A resolução em uma situação como essa deveria estar na Lei Orgânica da Serra, mas este é o segundo ponto que sustenta a hipótese de instabilidade jurídica. A reportagem fez uma consulta jurídica a Ordem dos Advogados do Brasil (OAB) 17º Subseção da Serra, para apontar quais soluções à legislação poderia dar a uma realidade semelhante a essa.
Após alguns dias debruçados sobre o tema, a OAB confirmou que existe um vácuo na legislação e que o tema é preocupante diante do cenário político. Por meio do presidente da OAB/Serra, o advogado Ítalo Scaramussa, a instituição apontou a urgência de atualizar a Lei Orgânica da Serra para proteger a institucionalidade.
“A OAB/Serra fez um estudo preliminar por meio da Comissão de Direito Constitucional e Acompanhamento Legislativo. Verificamos que a princípio temos um vácuo legislativo sobre o assunto [linha de sucessão], pois a reforma da Lei Orgânica de 2010 revogou os artigos referentes à substituições temporárias do chefe do Executivo e ao que consta, não houve nova Lei tratando do assunto”, disse dr.
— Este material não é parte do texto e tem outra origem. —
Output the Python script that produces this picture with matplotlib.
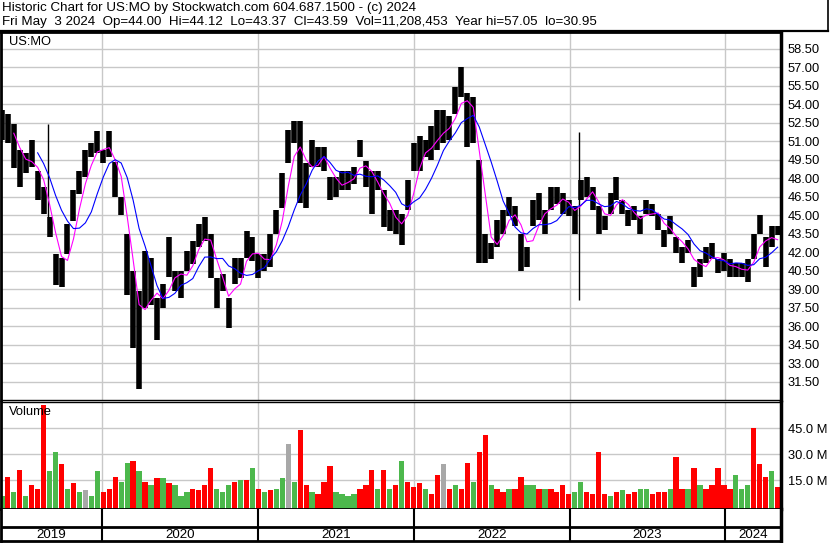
import numpy as np
import pandas as pd
import matplotlib
matplotlib.use("Agg")
import matplotlib.pyplot as plt
from matplotlib.lines import Line2D

plt.rcParams['font.family'] = ['Liberation Sans', 'DejaVu Sans']

# bi-weekly samples (high / low of each period)
dates = pd.date_range(end='2024-05-03', periods=131, freq='14D')
highs = [53.5, 53.2, 52.4, 50.3, 50.0, 51.1, 48.6, 47.3, 44.8, 41.8,
         41.5, 44.3, 47.0, 48.6, 50.3, 50.8, 51.8, 50.3, 51.8, 49.3,
         46.5, 43.5, 40.5, 38.8, 42.1, 41.5, 38.3, 39.4, 43.2, 40.5,
         40.5, 42.1, 42.9, 44.3, 44.8, 43.5, 39.9, 40.2, 38.3, 41.5,
         41.5, 43.7, 43.2, 41.8, 41.8, 43.5, 45.4, 48.4, 51.9, 52.6,
         52.6, 49.2, 51.1, 50.5, 50.5, 48.1, 48.1, 48.6, 48.6, 48.9,
         51.1, 49.4, 48.6, 48.6, 47.0, 45.4, 45.4, 45.1, 47.8, 50.8,
         51.4, 51.1, 52.2, 53.5, 53.5, 53.0, 55.4, 57.0, 54.9, 54.6,
         49.5, 43.5, 42.7, 44.6, 45.4, 46.5, 45.7, 43.5, 42.4, 46.2,
         46.8, 45.4, 47.3, 47.3, 46.8, 46.2, 45.7, 47.8, 48.1, 47.3,
         45.7, 44.9, 46.8, 48.1, 46.2, 45.4, 45.7, 44.9, 46.2, 45.9,
         45.1, 43.8, 44.9, 43.2, 42.4, 43.0, 40.8, 41.4, 42.4, 42.7,
         41.4, 41.9, 41.4, 41.1, 41.1, 41.4, 43.5, 45.0, 43.2, 44.1,
         44.12]
lows = [51.1, 50.8, 48.8, 47.3, 48.4, 48.9, 46.2, 45.1, 43.2, 39.3,
        39.2, 41.8, 44.5, 46.7, 48.1, 49.7, 50.0, 49.2, 49.7, 46.5,
        45.0, 38.5, 34.2, 30.9, 37.5, 37.7, 34.9, 37.5, 40.0, 38.8,
        38.3, 40.5, 41.0, 42.4, 42.9, 39.9, 37.5, 38.8, 35.8, 39.4,
        39.9, 41.5, 41.3, 39.9, 40.5, 40.8, 43.5, 45.6, 49.2, 50.8,
        46.0, 45.6, 48.9, 48.9, 48.6, 46.2, 46.5, 47.0, 47.0, 47.5,
        49.7, 47.3, 45.1, 47.0, 44.0, 43.7, 43.5, 42.6, 45.4, 48.6,
        48.6, 49.7, 49.5, 50.3, 50.8, 51.1, 53.2, 54.6, 50.5, 50.8,
        41.1, 41.1, 41.4, 42.4, 43.5, 44.9, 44.1, 40.5, 40.8, 44.1,
        44.6, 43.5, 45.4, 45.9, 45.1, 44.9, 43.5, 46.2, 46.5, 45.4,
        43.5, 43.8, 45.1, 46.2, 45.1, 44.1, 44.6, 43.5, 45.1, 44.9,
        43.8, 42.4, 43.5, 41.9, 41.1, 41.9, 39.2, 40.0, 41.1, 41.4,
        40.3, 40.5, 40.0, 40.0, 40.0, 39.6, 41.4, 43.5, 40.8, 42.4,
        43.37]

# two single-day outlier ticks
spike_dates = pd.to_datetime(['2019-08-27', '2023-01-24'])
spike_hi = [52.4, 51.7]
spike_lo = [44.8, 38.1]

# volume in millions, colour: r = down, g = up, x = unchanged
volume = [6, 17, 8, 21, 6, 12, 10, 58, 20, 31,
          24, 10, 13, 8, 9, 6, 20, 8, 10, 17,
          14, 25, 26, 20, 14, 12, 16, 16, 13, 12,
          6, 8, 10, 9, 12, 22, 10, 8, 12, 14,
          15, 15, 22, 10, 8, 9, 10, 16, 36, 14,
          44, 12, 8, 7, 14, 23, 8, 7, 6, 7,
          10, 12, 21, 10, 21, 10, 12, 26, 14, 11,
          13, 10, 7, 18, 24, 10, 12, 10, 25, 14,
          31, 41, 12, 10, 8, 10, 10, 17, 12, 12,
          10, 10, 10, 8, 12, 7, 8, 14, 8, 7,
          31, 7, 6, 8, 9, 7, 8, 10, 10, 7,
          8, 8, 10, 28, 10, 10, 22, 12, 10, 12,
          22, 12, 10, 18, 10, 12, 45, 24, 17, 20,
          11.2]
vol_dir = ("grgrgrrrgg" "rgrgxggrrr" "ggrgrgrgrg" "ggrrrrgggr"
           "grgrgrggxg" "rrgrrrgggg" "rrrgrgrgrr" "rgrrxrgrrg"
           "rrgrrgrrgg" "rgrrrrggrr" "rrgrgrrggr" "rrgrrgrgrr"
           "rrrgggrrrg" "r")

year_starts = pd.to_datetime(['2020-01-01', '2021-01-01', '2022-01-01',
                              '2023-01-01', '2024-01-01'])
years = ['2019', '2020', '2021', '2022', '2023', '2024']

W, H = 830, 543
fig = plt.figure(figsize=(W / 100, H / 100), dpi=100)


def box(x0, y0, x1, y1):
    return [x0 / W, 1 - y1 / H, (x1 - x0) / W, (y1 - y0) / H]


x_lo, x_hi = pd.Timestamp('2019-05-08'), pd.Timestamp('2024-05-11')
grid_c = '#c8c8c8'
fs = 9.3

# price panel
ax = fig.add_axes(box(1, 32, 781, 400))
ax.vlines(dates, lows, highs, color='black', lw=4.0)
ax.vlines(spike_dates, spike_lo, spike_hi, color='black', lw=1)
mid = (pd.Series(highs) + pd.Series(lows)) / 2
ax.plot(dates, mid.rolling(3).mean(), color='#ff00ff', lw=0.8)
ax.plot(dates, mid.rolling(7).mean(), color='#0000ff', lw=0.8)
ax.set_ylim(30.0, 59.84)
ticks = np.arange(31.5, 58.6, 1.5)
ax.set_yticks(ticks)
ax.set_yticklabels([f'{t:.2f}' for t in ticks])
ax.yaxis.tick_right()
ax.set_xlim(x_lo, x_hi)
ax.set_xticks(year_starts)
ax.tick_params(axis='x', length=0, labelbottom=False)
ax.tick_params(axis='y', length=0, pad=5, labelsize=fs)
ax.grid(True, color=grid_c, lw=1)
ax.set_axisbelow(True)
ax.text(8 / 780, 1 - 10 / 368, 'US:MO', transform=ax.transAxes,
        fontsize=fs, va='center', ha='left')

# volume panel
axv = fig.add_axes(box(1, 402, 781, 509))
vcol = {'r': '#ff0000', 'g': '#4cb84c', 'x': '#a8a8a8'}
vbase = 1.73
axv.bar(dates, np.array(volume) + vbase, bottom=-vbase, width=12.5,
        color=[vcol[c] for c in vol_dir])
axv.set_ylim(-vbase, 60)
axv.set_yticks([15, 30, 45])
axv.set_yticklabels(['15.0 M', '30.0 M', '45.0 M'])
axv.yaxis.tick_right()
axv.set_xlim(x_lo, x_hi)
axv.set_xticks(year_starts)
axv.tick_params(axis='x', length=0, labelbottom=False)
axv.tick_params(axis='y', length=0, pad=5, labelsize=fs)
axv.grid(True, color=grid_c, lw=1)
axv.set_axisbelow(True)
axv.text(8 / 780, 1 - 10 / 107, 'Volume', transform=axv.transAxes,
         fontsize=fs, va='center', ha='left')

# year strip
axy = fig.add_axes(box(1, 509, 781, 541))
axy.set_xlim(x_lo, x_hi)
axy.set_ylim(0, 1)
axy.set_xticks([])
axy.set_yticks([])
for d in year_starts:
    axy.axvline(d, color='black', lw=1.5)
axy.axhline(14 / 32, color='black', lw=2)
edges = [x_lo] + list(year_starts) + [x_hi]
for i, yr in enumerate(years):
    c = edges[i] + (edges[i + 1] - edges[i]) / 2
    axy.text(c, 0.2, yr, ha='center', va='center', fontsize=9.6)

for a in (ax, axv, axy):
    for s in a.spines.values():
        s.set_color('black')
    a.spines['left'].set_linewidth(2)
    a.spines['right'].set_linewidth(2.5)
ax.spines['top'].set_linewidth(2)
ax.spines['bottom'].set_linewidth(1)
axv.spines['top'].set_linewidth(1)
axv.spines['bottom'].set_linewidth(2)
axy.spines['top'].set_linewidth(0)
axy.spines['bottom'].set_linewidth(2)

# header
hfs = 9.6
fig.text(2 / W, 1 - 10.5 / H, 'Historic Chart for US:MO by Stockwatch.com 604.687.1500 - (c) 2024',
         fontsize=hfs, va='baseline')
fig.text(2 / W, 1 - 25.5 / H,
         'Fri May  3 2024  Op=44.00  Hi=44.12  Lo=43.37  Cl=43.59  Vol=11,208,453  Year hi=57.05  lo=30.95',
         fontsize=hfs, va='baseline')
fig.add_artist(Line2D([0, 828 / W], [1 - 31 / H] * 2, color='black', lw=1.6))
fig.add_artist(Line2D([828 / W] * 2, [1 - 31 / H, 1], color='black', lw=1.2))

fig.savefig('out.png', dpi=100)
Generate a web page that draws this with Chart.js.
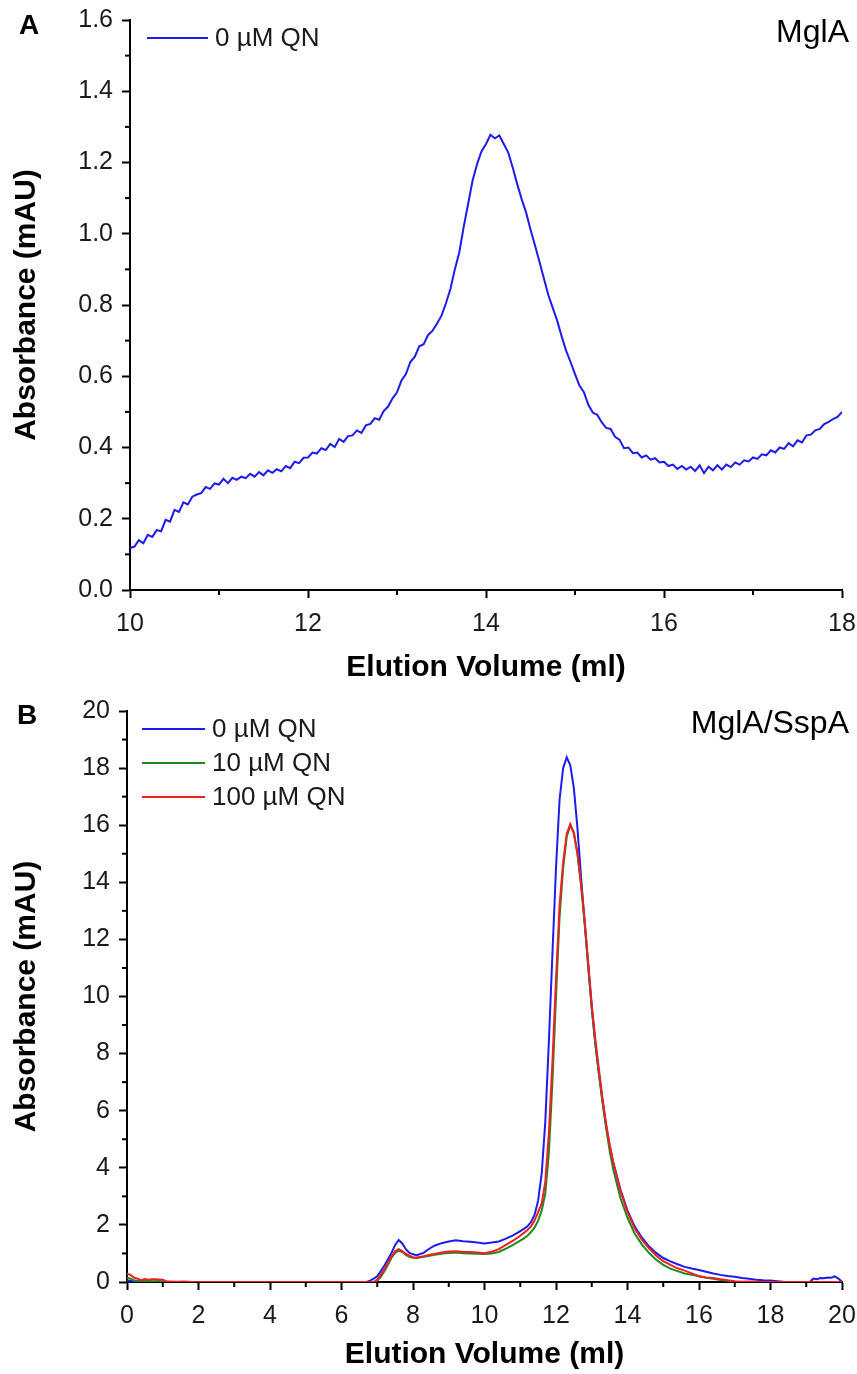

Ítalo.
Ele confirmou que essa situação acarreta em insegurança jurídica. “Se ocorrer algum evento que faça com que o atual chefe do poder Executivo deixe o cargo temporariamente, teríamos que se socorrer a uma legislação externa, no caso aplicar a Constituição Federal ou Estadual, mas ainda assim seria complexo, visto que o Supremo Tribunal Federal (STF) já deu decisões que a linha sucessória prevista na Constituição Federal não obrigatoriamente se repete nos municípios e estados posto que existem situações diferentes em termos de composição de poderes”, afirmou o presidente da OAB/Serra.
E finaliza: “A OAB vai notificar a Câmara da Serra recomendando a imediata revisão dessa legislação. Na maioria dos casos, normalmente é vice [que na Serra é candidato a deputado federal], em seguida o presidente da Câmara da Serra [que na Serra também é candidato a deputado federal], a princípio o Judiciário não entraria a nível municipal”, completou.
Este cenário apesar de ser hipotético, já ocorreu em outras cidades brasileiras; é o caso por exemplo, do município de Guamaré, no Rio Grande do Norte, na região da Costa Branca potiguar, que em 2018 ficou por dias sem nenhum gestor, porque o vereador eleito presidente da Câmara Municipal se recusou a assumir o cargo interinamente, também por questões de ordem política.
Hospitais da cidade chegaram a enfrentar falta de comida e insumos. Em 2020 a cidade de São Braz do Piauí também ficou sem gestor, pois o vice-prefeito se recusou a tomar posse de prefeito devido ao cenário político, assim como o quadro hipotético que foi trazido neste texto.